Speaking of wounds: The Physical Tolerances Greyscale (or PTGS for nerds in the know).
Based on your stats you have different tolerances for Superficial, Light, Midi, Severe, Traumatic, and Mortal Wounds. Any one of these wounds could give you a nasty penalty to ALL your skills. In Burning Wheel there is no such thing as “oh yeah i just got hit by three arrows and a lightning bolt but I’m still running around 30ft every 6 seconds in full plate armor and smiling.”

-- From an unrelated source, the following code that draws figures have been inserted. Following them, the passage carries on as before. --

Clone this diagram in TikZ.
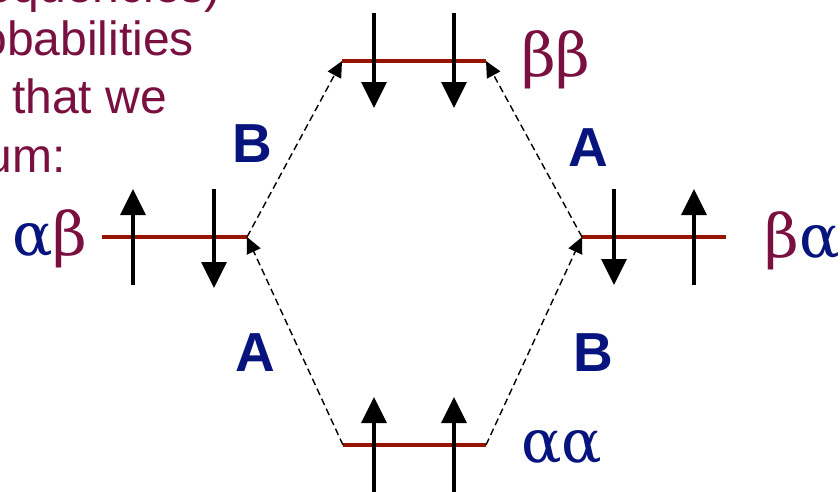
\documentclass[tikz,border=0pt]{standalone}
\usepackage{fontspec}
\setmainfont{Liberation Sans}
\newfontfamily\grk{DejaVu Serif}
\usetikzlibrary{arrows.meta}
\definecolor{navyc}{RGB}{8,20,125}
\definecolor{maroonc}{RGB}{122,16,64}
\definecolor{levelc}{RGB}{150,20,0}
\tikzset{
  level/.style={levelc, line width=4.5pt},
  spin/.style={black, line width=3.3pt, -{Triangle[length=26pt,width=25pt]}},
  trans/.style={black, line width=1.4pt, dash pattern=on 7pt off 4pt, -{Triangle[length=16pt,width=15pt]}},
  note/.style={text=maroonc, font=\fontsize{48}{55}\selectfont, inner sep=0pt, anchor=base east},
  lab/.style={text=navyc, font=\fontsize{55}{60}\selectfont\bfseries, inner sep=0pt, anchor=base},
  grklab/.style={font=\fontsize{60}{70}\selectfont\grk, inner sep=0pt}
}
\begin{document}
\begin{tikzpicture}[x=1pt,y=-1pt]
\useasboundingbox (0,0) rectangle (840,491);
\clip (0,0) rectangle (840,491);
\fill[white] (0,0) rectangle (840,491);
% partial text at top left
\node[note] (t1) at (221,2) {equencies)};
\node[note] (t2) at (194,55) {obabilities};
\node[note] (t3) at (167,113) {that we};
\node[note] (t4) at (66,172) {um:};
% level end points
\coordinate (bbL) at (342,61);  \coordinate (bbR) at (486,61);
\coordinate (abL) at (102,237); \coordinate (abR) at (247,237);
\coordinate (baL) at (582,237); \coordinate (baR) at (726,237);
\coordinate (aaL) at (343,445); \coordinate (aaR) at (486,445);
% levels
\draw[level] (bbL) -- (bbR);
\draw[level] (abL) -- (abR);
\draw[level] (baL) -- (baR);
\draw[level] (aaL) -- (aaR);
% spin arrows
\coordinate (s1a) at (374,13);  \coordinate (s1b) at (374,108);
\coordinate (s2a) at (454,13);  \coordinate (s2b) at (454,108);
\coordinate (s3a) at (133,285); \coordinate (s3b) at (133,189);
\coordinate (s4a) at (214,189); \coordinate (s4b) at (214,288);
\coordinate (s5a) at (614,189); \coordinate (s5b) at (614,285);
\coordinate (s6a) at (694,285); \coordinate (s6b) at (694,189);
\coordinate (s7a) at (374,495); \coordinate (s7b) at (374,397);
\coordinate (s8a) at (454,495); \coordinate (s8b) at (454,397);
\foreach \i in {1,...,8} \draw[spin] (s\i a) -- (s\i b);
% transitions
\draw[trans] (aaL) -- (abR);
\draw[trans] (abR) -- (bbL);
\draw[trans] (aaR) -- (baL);
\draw[trans] (baL) -- (bbR);
% A / B labels
\node[lab] (B1) at (252,162) {B};
\node[lab] (A1) at (588,166) {A};
\node[lab] (A2) at (255,371) {A};
\node[lab] (B2) at (593,371) {B};
% state labels
\node[grklab, anchor=base west] (lab) at (12,255) {\textcolor{navyc}{α}\textcolor{maroonc}{β}};
\node[grklab, anchor=base west] (lbb) at (521,76) {\textcolor{maroonc}{ββ}};
\node[grklab, anchor=base east] (lba) at (840,257) {\textcolor{maroonc}{β}\textcolor{navyc}{α}};
\node[grklab, anchor=base west] (laa) at (521,462) {\textcolor{navyc}{αα}};
\end{tikzpicture}
\end{document}
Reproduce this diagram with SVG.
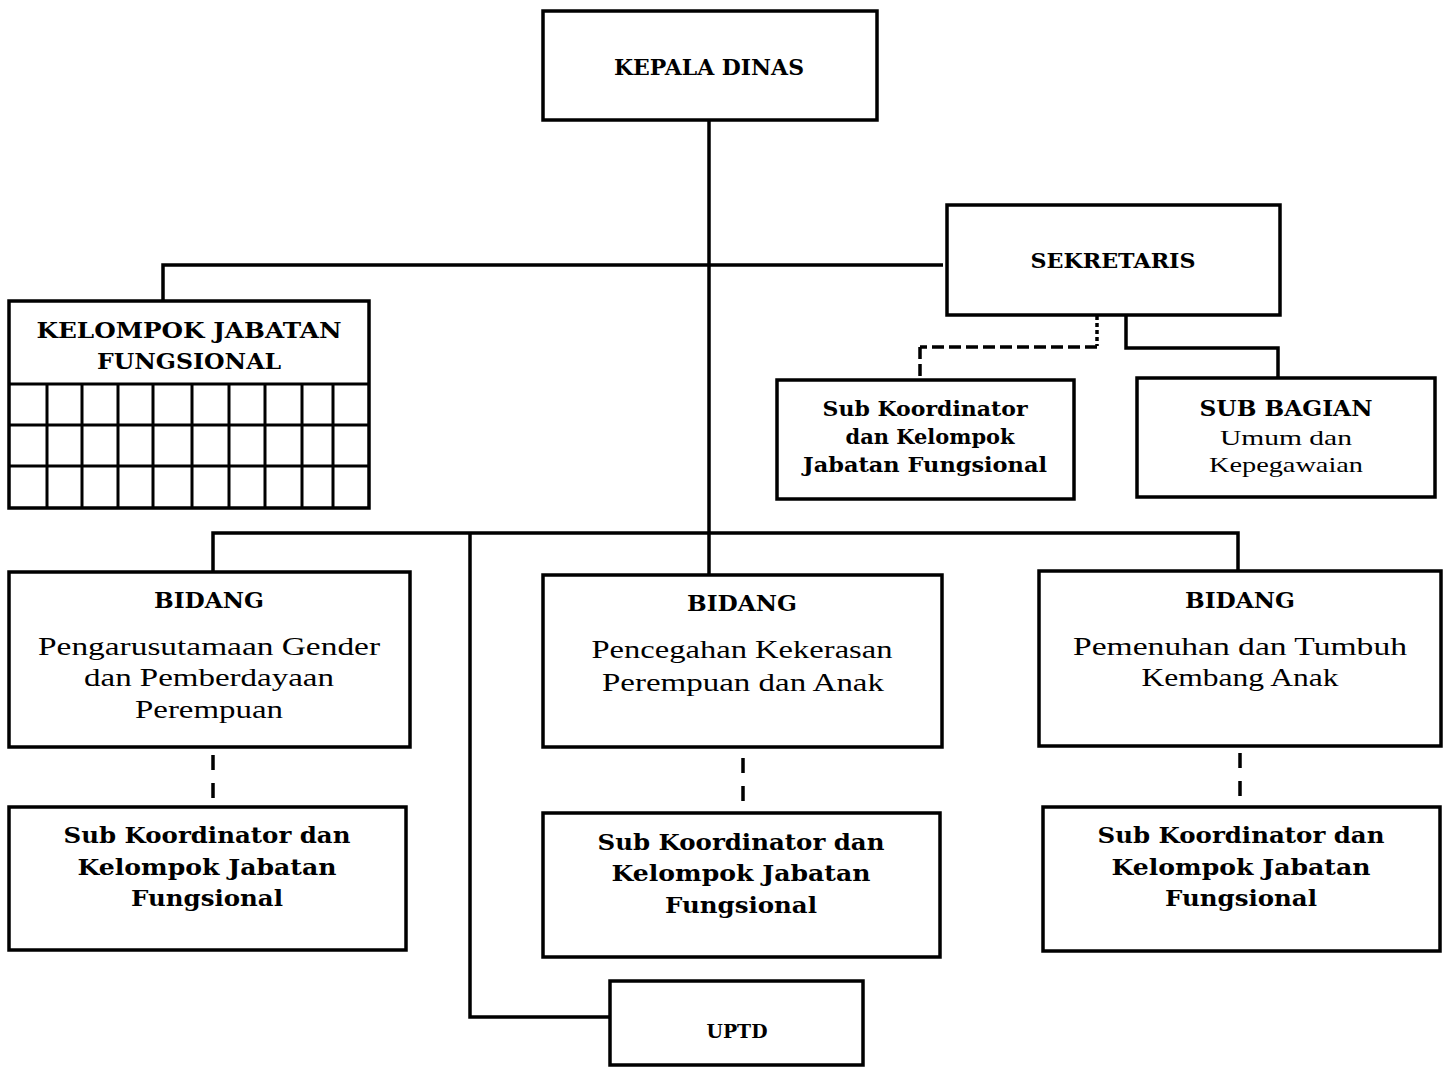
<svg xmlns="http://www.w3.org/2000/svg" width="1446" height="1067" viewBox="0 0 1446 1067">
<style>
.box{fill:#fff;stroke:#000;stroke-width:3.5}
.ln{fill:none;stroke:#000;stroke-width:3.5}
.grid{fill:none;stroke:#000;stroke-width:3}
.dash{fill:none;stroke:#000;stroke-width:3.5;stroke-dasharray:15 13}
.t{font-family:"DejaVu Serif","Liberation Serif",serif;fill:#000;text-anchor:middle}
.b{font-weight:bold}
.r{font-family:"Liberation Serif","DejaVu Serif",serif;font-weight:normal}
</style>
<rect width="1446" height="1067" fill="#fff"/>
<g id="connectors">
<line class="ln" x1="709" y1="120" x2="709" y2="575"/>
<polyline class="ln" points="163,300 163,265 943,265"/>
<line class="ln" x1="1097" y1="316" x2="1097" y2="346" stroke-dasharray="4 3"/>
<polyline class="ln" points="1097,347 920,347" stroke-dasharray="12 5"/>
<line class="ln" x1="920" y1="347" x2="920" y2="380" stroke-dasharray="12 5"/>
<polyline class="ln" points="1126,315 1126,348 1278,348 1278,378"/>
<polyline class="ln" points="213,571 213,533 1238,533 1238,571"/>
<polyline class="ln" points="470,533 470,1017 610,1017"/>
<line class="dash" x1="213" y1="755" x2="213" y2="800"/>
<line class="dash" x1="743" y1="758" x2="743" y2="803"/>
<line class="dash" x1="1240" y1="753" x2="1240" y2="798"/>
</g>
<g id="kepala">
<rect class="box" x="543" y="11" width="334" height="109"/>
<text class="t b" x="709" y="75" font-size="22" textLength="190" lengthAdjust="spacingAndGlyphs">KEPALA DINAS</text>
</g>
<g id="sekretaris">
<rect class="box" x="947" y="205" width="333" height="110"/>
<text class="t b" x="1113" y="268" font-size="21" textLength="165" lengthAdjust="spacingAndGlyphs">SEKRETARIS</text>
</g>
<g id="kjf">
<rect class="box" x="9" y="301" width="360" height="207"/>
<text class="t b" x="189" y="338" font-size="23" textLength="305" lengthAdjust="spacingAndGlyphs">KELOMPOK JABATAN</text>
<text class="t b" x="189" y="369" font-size="23" textLength="184" lengthAdjust="spacingAndGlyphs">FUNGSIONAL</text>
<path class="grid" d="M9 384H369M9 425H369M9 466H369M47 384V508M82 384V508M118 384V508M153 384V508M192 384V508M229 384V508M265 384V508M302 384V508M333 384V508"/>
</g>
<g id="subkoor-sek">
<rect class="box" x="777" y="380" width="297" height="119"/>
<text class="t b" x="925" y="416" font-size="21" textLength="205" lengthAdjust="spacingAndGlyphs">Sub Koordinator</text>
<text class="t b" x="930" y="444" font-size="21" textLength="169" lengthAdjust="spacingAndGlyphs">dan Kelompok</text>
<text class="t b" x="925" y="472" font-size="21" textLength="244" lengthAdjust="spacingAndGlyphs">Jabatan Fungsional</text>
</g>
<g id="subbagian">
<rect class="box" x="1137" y="378" width="298" height="119"/>
<text class="t b" x="1286" y="416" font-size="23" textLength="173" lengthAdjust="spacingAndGlyphs">SUB BAGIAN</text>
<text class="t r" x="1286" y="445" font-size="22" textLength="132" lengthAdjust="spacingAndGlyphs">Umum dan</text>
<text class="t r" x="1286" y="472" font-size="22" textLength="154" lengthAdjust="spacingAndGlyphs">Kepegawaian</text>
</g>
<g id="bidang1">
<rect class="box" x="9" y="572" width="401" height="175"/>
<text class="t b" x="209" y="608" font-size="23" textLength="110" lengthAdjust="spacingAndGlyphs">BIDANG</text>
<text class="t r" x="209" y="655" font-size="25" textLength="342" lengthAdjust="spacingAndGlyphs">Pengarusutamaan Gender</text>
<text class="t r" x="209" y="686" font-size="25" textLength="250" lengthAdjust="spacingAndGlyphs">dan Pemberdayaan</text>
<text class="t r" x="209" y="718" font-size="25" textLength="148" lengthAdjust="spacingAndGlyphs">Perempuan</text>
</g>
<g id="bidang2">
<rect class="box" x="543" y="575" width="399" height="172"/>
<text class="t b" x="742" y="611" font-size="23" textLength="110" lengthAdjust="spacingAndGlyphs">BIDANG</text>
<text class="t r" x="742" y="658" font-size="25" textLength="301" lengthAdjust="spacingAndGlyphs">Pencegahan Kekerasan</text>
<text class="t r" x="743" y="691" font-size="25" textLength="282" lengthAdjust="spacingAndGlyphs">Perempuan dan Anak</text>
</g>
<g id="bidang3">
<rect class="box" x="1039" y="571" width="402" height="175"/>
<text class="t b" x="1240" y="608" font-size="23" textLength="110" lengthAdjust="spacingAndGlyphs">BIDANG</text>
<text class="t r" x="1240" y="655" font-size="25" textLength="334" lengthAdjust="spacingAndGlyphs">Pemenuhan dan Tumbuh</text>
<text class="t r" x="1240" y="686" font-size="25" textLength="197" lengthAdjust="spacingAndGlyphs">Kembang Anak</text>
</g>
<g id="subkoor1">
<rect class="box" x="9" y="807" width="397" height="143"/>
<text class="t b" x="207" y="843" font-size="23" textLength="287" lengthAdjust="spacingAndGlyphs">Sub Koordinator dan</text>
<text class="t b" x="207" y="875" font-size="23" textLength="259" lengthAdjust="spacingAndGlyphs">Kelompok Jabatan</text>
<text class="t b" x="207" y="906" font-size="23" textLength="152" lengthAdjust="spacingAndGlyphs">Fungsional</text>
</g>
<g id="subkoor2">
<rect class="box" x="543" y="813" width="397" height="144"/>
<text class="t b" x="741" y="850" font-size="23" textLength="287" lengthAdjust="spacingAndGlyphs">Sub Koordinator dan</text>
<text class="t b" x="741" y="881" font-size="23" textLength="259" lengthAdjust="spacingAndGlyphs">Kelompok Jabatan</text>
<text class="t b" x="741" y="913" font-size="23" textLength="152" lengthAdjust="spacingAndGlyphs">Fungsional</text>
</g>
<g id="subkoor3">
<rect class="box" x="1043" y="807" width="397" height="144"/>
<text class="t b" x="1241" y="843" font-size="23" textLength="287" lengthAdjust="spacingAndGlyphs">Sub Koordinator dan</text>
<text class="t b" x="1241" y="875" font-size="23" textLength="259" lengthAdjust="spacingAndGlyphs">Kelompok Jabatan</text>
<text class="t b" x="1241" y="906" font-size="23" textLength="152" lengthAdjust="spacingAndGlyphs">Fungsional</text>
</g>
<g id="uptd">
<rect class="box" x="610" y="981" width="253" height="84"/>
<text class="t b" x="737" y="1038" font-size="18" textLength="61" lengthAdjust="spacingAndGlyphs">UPTD</text>
</g>
</svg>
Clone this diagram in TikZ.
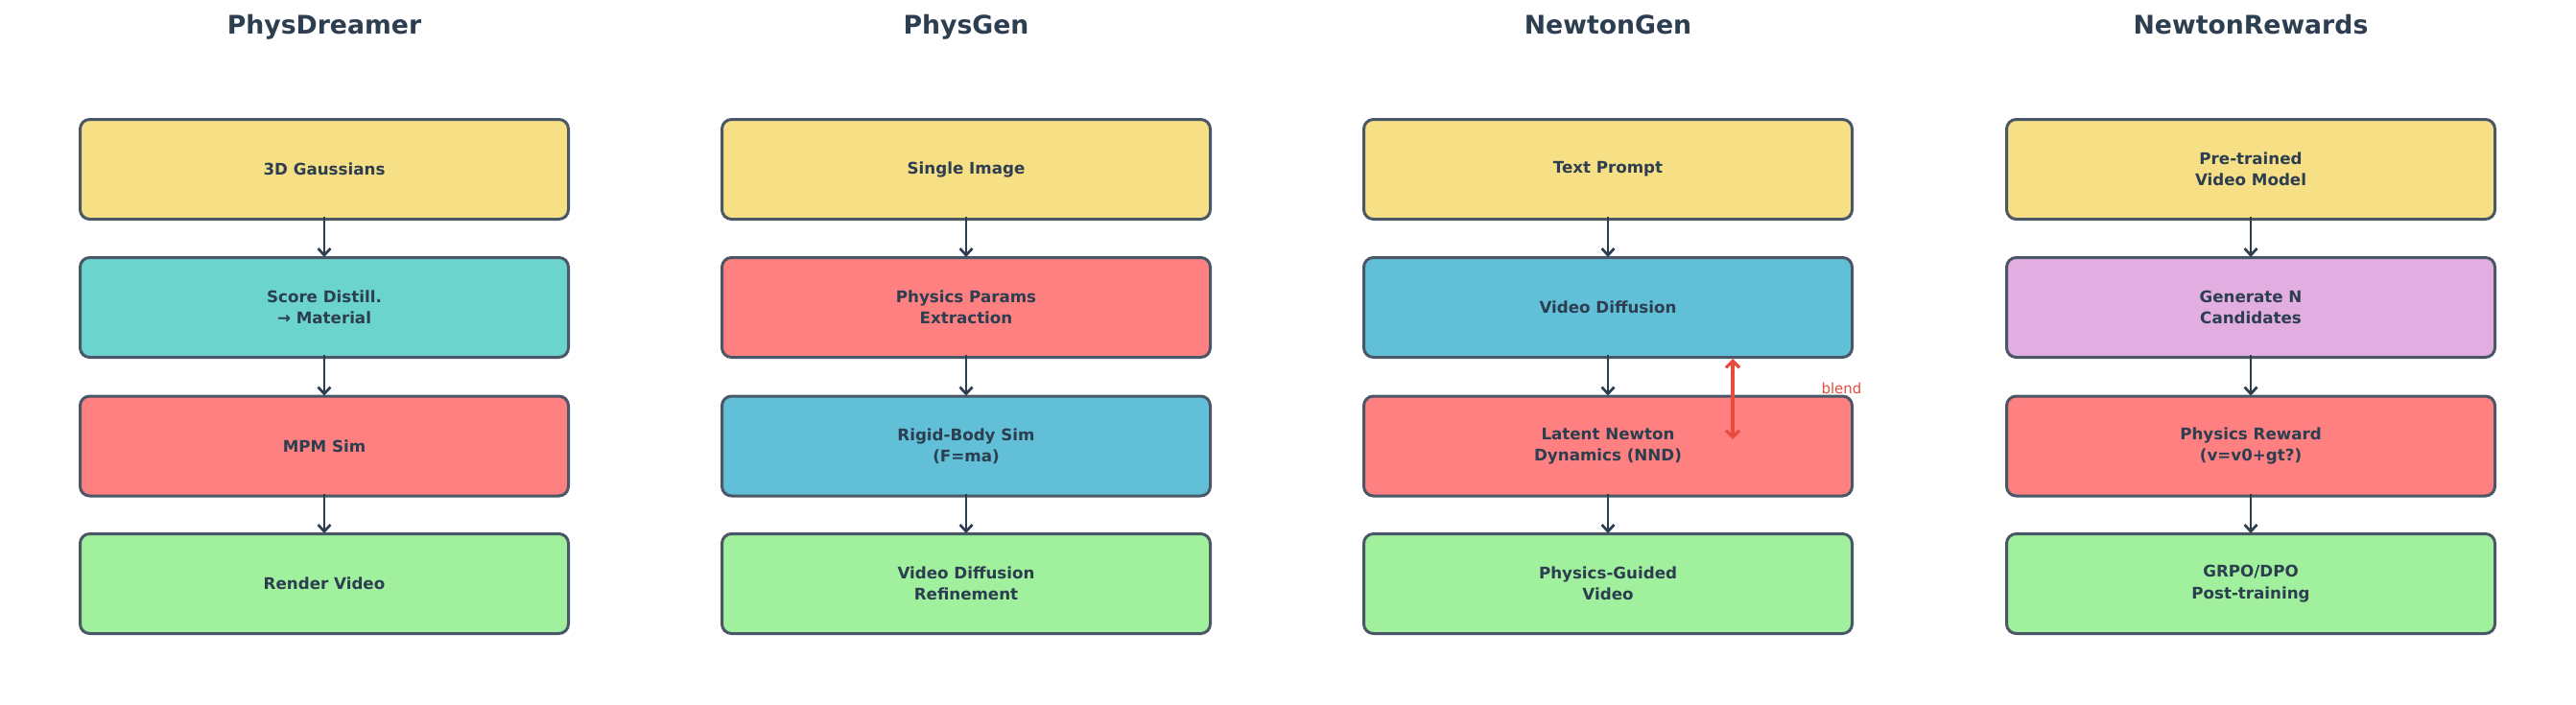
\documentclass[tikz,border=0pt]{standalone}
\usepackage{fontspec}
\setmainfont{DejaVu Sans}
\usepackage{xcolor}
\usetikzlibrary{arrows.meta}
\definecolor{ink}{HTML}{2C3E50}
\definecolor{rim}{HTML}{4A5766}
\definecolor{cyellow}{HTML}{F7DF85}
\definecolor{cteal}{HTML}{6BD5CD}
\definecolor{cred}{HTML}{FF8080}
\definecolor{cblue}{HTML}{61C0D7}
\definecolor{cgreen}{HTML}{A1F09D}
\definecolor{cplum}{HTML}{E2ADE0}
\definecolor{cblend}{HTML}{E74C3C}

\begin{document}
\begin{tikzpicture}[x=1pt,y=-1pt,
  stage/.style={draw=rim, line width=3pt, rounded corners=10pt, minimum width=509pt, minimum height=104pt, inner sep=0pt, align=center, text=ink, font=\fontsize{16.7}{22.5}\selectfont\bfseries},
  heading/.style={anchor=base, text=ink, font=\fontsize{26.7}{32}\selectfont\bfseries},
  flow/.style={draw=ink, line width=2.7pt, shorten <=-4pt, shorten >=-1pt, -{Straight Barb[length=7pt,width=13pt]}},
  blendarrow/.style={draw=cblend, line width=3.3pt, {Straight Barb[length=7pt,width=14pt]}-{Straight Barb[length=7pt,width=14pt]}}]

\useasboundingbox (0,0) rectangle (2685,734);

% PhysDreamer
\node [heading] (tpd) at (338,35) {PhysDreamer};
\node [stage, fill=cyellow] (pd1) at (338,176.5) {3D Gaussians};
\node [stage, fill=cteal] (pd2) at (338,320.5) {Score Distill.\\→ Material};
\node [stage, fill=cred] (pd3) at (338,465) {MPM Sim};
\node [stage, fill=cgreen] (pd4) at (338,608.5) {Render Video};
\draw [flow] (pd1.south) -- (pd2.north);
\draw [flow] (pd2.south) -- (pd3.north);
\draw [flow] (pd3.south) -- (pd4.north);

% PhysGen
\node [heading] (tpg) at (1007,35) {PhysGen};
\node [stage, fill=cyellow] (pg1) at (1007,176.5) {Single Image};
\node [stage, fill=cred] (pg2) at (1007,320.5) {Physics Params\\Extraction};
\node [stage, fill=cblue] (pg3) at (1007,465) {Rigid-Body Sim\\(F=ma)};
\node [stage, fill=cgreen] (pg4) at (1007,608.5) {Video Diffusion\\Refinement};
\draw [flow] (pg1.south) -- (pg2.north);
\draw [flow] (pg2.south) -- (pg3.north);
\draw [flow] (pg3.south) -- (pg4.north);

% NewtonGen
\node [heading] (tng) at (1676,35) {NewtonGen};
\node [stage, fill=cyellow] (ng1) at (1676,176.5) {Text Prompt};
\node [stage, fill=cblue] (ng2) at (1676,320.5) {Video Diffusion};
\node [stage, fill=cred] (ng3) at (1676,465) {Latent Newton\\Dynamics (NND)};
\node [stage, fill=cgreen] (ng4) at (1676,608.5) {Physics-Guided\\Video};
\draw [flow] (ng1.south) -- (ng2.north);
\draw [flow] (ng2.south) -- (ng3.north);
\draw [flow] (ng3.south) -- (ng4.north);
\coordinate (blendend) at (1806,458);
\draw [blendarrow] (ng2.south -| blendend) -- (blendend);
\node [anchor=base, text=cblend, font=\fontsize{15}{18}\selectfont] (lblend) at (1919.5,410) {blend};

% NewtonRewards
\node [heading] (tnr) at (2346,35) {NewtonRewards};
\node [stage, fill=cyellow] (nr1) at (2346,176.5) {Pre-trained\\Video Model};
\node [stage, fill=cplum] (nr2) at (2346,320.5) {Generate N\\Candidates};
\node [stage, fill=cred] (nr3) at (2346,465) {Physics Reward\\(v=v0+gt?)};
\node [stage, fill=cgreen] (nr4) at (2346,608.5) {GRPO/DPO\\Post-training};
\draw [flow] (nr1.south) -- (nr2.north);
\draw [flow] (nr2.south) -- (nr3.north);
\draw [flow] (nr3.south) -- (nr4.north);
\end{tikzpicture}
\end{document}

All this hardcore shit is awesome but what about those sweet, sweet BITs? Beliefs, Instincts, and Traits. These things that are in most roleplaying games but are forgotten about after character creation. In BW, if you play according to your BITs and you get mechanically rewarded. Did you move one step closer to “Running the best damn Oddities shop?” Cool, you just gained Artha. What the fuck is Artha? A free re-roll, a chance to do more damage, or that last little push you needed to convince the doubtful prince to invest in your growing business. You have BITs that when you play to them you gain Artha. You use Artha in Tests to succeed and move closer to what you want. As you move closer to what you want you get better at the abilities you use. You learn to take greater risks towards your goals as you gain Artha and spend it and get better and so on and so on.
The game really is a Burning Wheel. Like Adam Koebel says of it, “It’s the Swiss watch of roleplaying games.” Gods dammit it is complicated as shit. But when you get all the parts moving and turning, it is a beauty to behold the intricate and complex stories that it can create around a table.
Don’t pass by the Gold Edition sitting on a shelf. You’ll regret not learning it sooner.